GOAL:
Reproduce every line of the listing as written, apart from the pictures.

SOURCE EXCERPT:

-*-*-

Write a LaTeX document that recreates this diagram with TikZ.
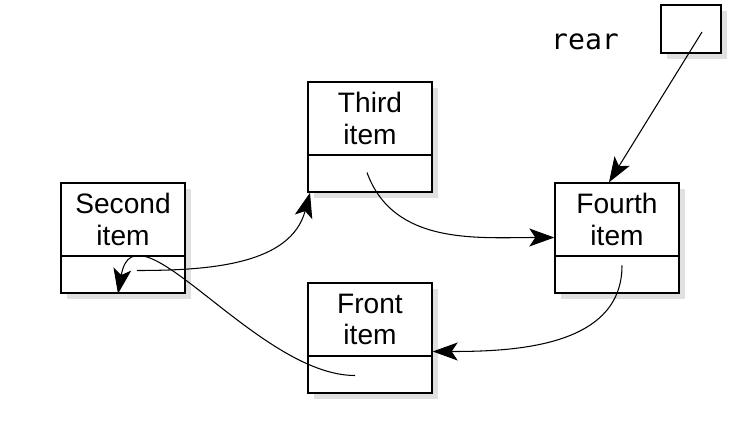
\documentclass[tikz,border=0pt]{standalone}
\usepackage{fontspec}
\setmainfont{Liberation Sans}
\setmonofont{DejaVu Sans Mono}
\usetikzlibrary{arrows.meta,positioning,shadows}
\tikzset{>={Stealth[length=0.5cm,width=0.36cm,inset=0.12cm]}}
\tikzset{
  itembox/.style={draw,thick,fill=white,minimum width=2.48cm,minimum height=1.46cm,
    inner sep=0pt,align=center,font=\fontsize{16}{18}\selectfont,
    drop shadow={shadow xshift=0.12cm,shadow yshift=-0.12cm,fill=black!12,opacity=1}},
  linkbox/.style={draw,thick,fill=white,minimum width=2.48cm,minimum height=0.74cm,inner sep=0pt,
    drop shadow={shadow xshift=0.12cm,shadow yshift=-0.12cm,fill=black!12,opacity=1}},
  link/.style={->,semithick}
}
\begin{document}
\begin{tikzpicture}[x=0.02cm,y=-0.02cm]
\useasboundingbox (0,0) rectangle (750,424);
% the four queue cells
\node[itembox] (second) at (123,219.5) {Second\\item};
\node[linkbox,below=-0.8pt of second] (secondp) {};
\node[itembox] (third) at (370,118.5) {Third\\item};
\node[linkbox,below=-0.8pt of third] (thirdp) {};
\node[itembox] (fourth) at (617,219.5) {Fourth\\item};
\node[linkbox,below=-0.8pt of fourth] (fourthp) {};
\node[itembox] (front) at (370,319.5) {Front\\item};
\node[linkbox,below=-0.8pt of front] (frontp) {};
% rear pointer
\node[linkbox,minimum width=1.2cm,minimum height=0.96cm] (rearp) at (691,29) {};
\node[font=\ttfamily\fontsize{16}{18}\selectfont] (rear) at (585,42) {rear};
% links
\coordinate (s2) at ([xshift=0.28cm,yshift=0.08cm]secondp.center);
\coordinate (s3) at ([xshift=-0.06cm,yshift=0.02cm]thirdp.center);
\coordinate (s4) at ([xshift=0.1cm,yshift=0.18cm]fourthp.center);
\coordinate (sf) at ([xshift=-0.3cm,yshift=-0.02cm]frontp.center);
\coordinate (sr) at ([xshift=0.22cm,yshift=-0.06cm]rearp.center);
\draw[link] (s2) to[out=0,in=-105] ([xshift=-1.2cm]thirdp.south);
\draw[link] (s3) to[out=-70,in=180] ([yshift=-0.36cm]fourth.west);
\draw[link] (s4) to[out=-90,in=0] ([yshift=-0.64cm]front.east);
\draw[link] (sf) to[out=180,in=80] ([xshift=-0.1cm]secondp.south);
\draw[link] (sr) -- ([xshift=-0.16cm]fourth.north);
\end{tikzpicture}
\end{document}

-*-*-

SOLVED EXERCISE:
Write a LaTeX document that recreates this diagram with TikZ.
\documentclass[tikz,border=0pt]{standalone}
\usepackage{fontspec}
\setmainfont{Liberation Sans}
\setmonofont{DejaVu Sans Mono}
\usetikzlibrary{arrows.meta,positioning,shadows}
\tikzset{>={Stealth[length=0.5cm,width=0.36cm,inset=0.12cm]}}
\tikzset{
  itembox/.style={draw,thick,fill=white,minimum width=2.48cm,minimum height=1.46cm,
    inner sep=0pt,align=center,font=\fontsize{16}{18}\selectfont,
    drop shadow={shadow xshift=0.12cm,shadow yshift=-0.12cm,fill=black!12,opacity=1}},
  linkbox/.style={draw,thick,fill=white,minimum width=2.48cm,minimum height=0.74cm,inner sep=0pt,
    drop shadow={shadow xshift=0.12cm,shadow yshift=-0.12cm,fill=black!12,opacity=1}},
  link/.style={->,semithick}
}
\begin{document}
\begin{tikzpicture}[x=0.02cm,y=-0.02cm]
\useasboundingbox (0,0) rectangle (750,424);
% the four queue cells
\node[itembox] (second) at (123,219.5) {Second\\item};
\node[linkbox,below=-0.8pt of second] (secondp) {};
\node[itembox] (third) at (370,118.5) {Third\\item};
\node[linkbox,below=-0.8pt of third] (thirdp) {};
\node[itembox] (fourth) at (617,219.5) {Fourth\\item};
\node[linkbox,below=-0.8pt of fourth] (fourthp) {};
\node[itembox] (front) at (370,319.5) {Front\\item};
\node[linkbox,below=-0.8pt of front] (frontp) {};
% rear pointer
\node[linkbox,minimum width=1.2cm,minimum height=0.96cm] (rearp) at (691,29) {};
\node[font=\ttfamily\fontsize{16}{18}\selectfont] (rear) at (585,42) {rear};
% links
\coordinate (s2) at ([xshift=0.28cm,yshift=0.08cm]secondp.center);
\coordinate (s3) at ([xshift=-0.06cm,yshift=0.02cm]thirdp.center);
\coordinate (s4) at ([xshift=0.1cm,yshift=0.18cm]fourthp.center);
\coordinate (sf) at ([xshift=-0.3cm,yshift=-0.02cm]frontp.center);
\coordinate (sr) at ([xshift=0.22cm,yshift=-0.06cm]rearp.center);
\draw[link] (s2) to[out=0,in=-105] ([xshift=-1.2cm]thirdp.south);
\draw[link] (s3) to[out=-70,in=180] ([yshift=-0.36cm]fourth.west);
\draw[link] (s4) to[out=-90,in=0] ([yshift=-0.64cm]front.east);
\draw[link] (sf) to[out=180,in=80] ([xshift=-0.1cm]secondp.south);
\draw[link] (sr) -- ([xshift=-0.16cm]fourth.north);
\end{tikzpicture}
\end{document}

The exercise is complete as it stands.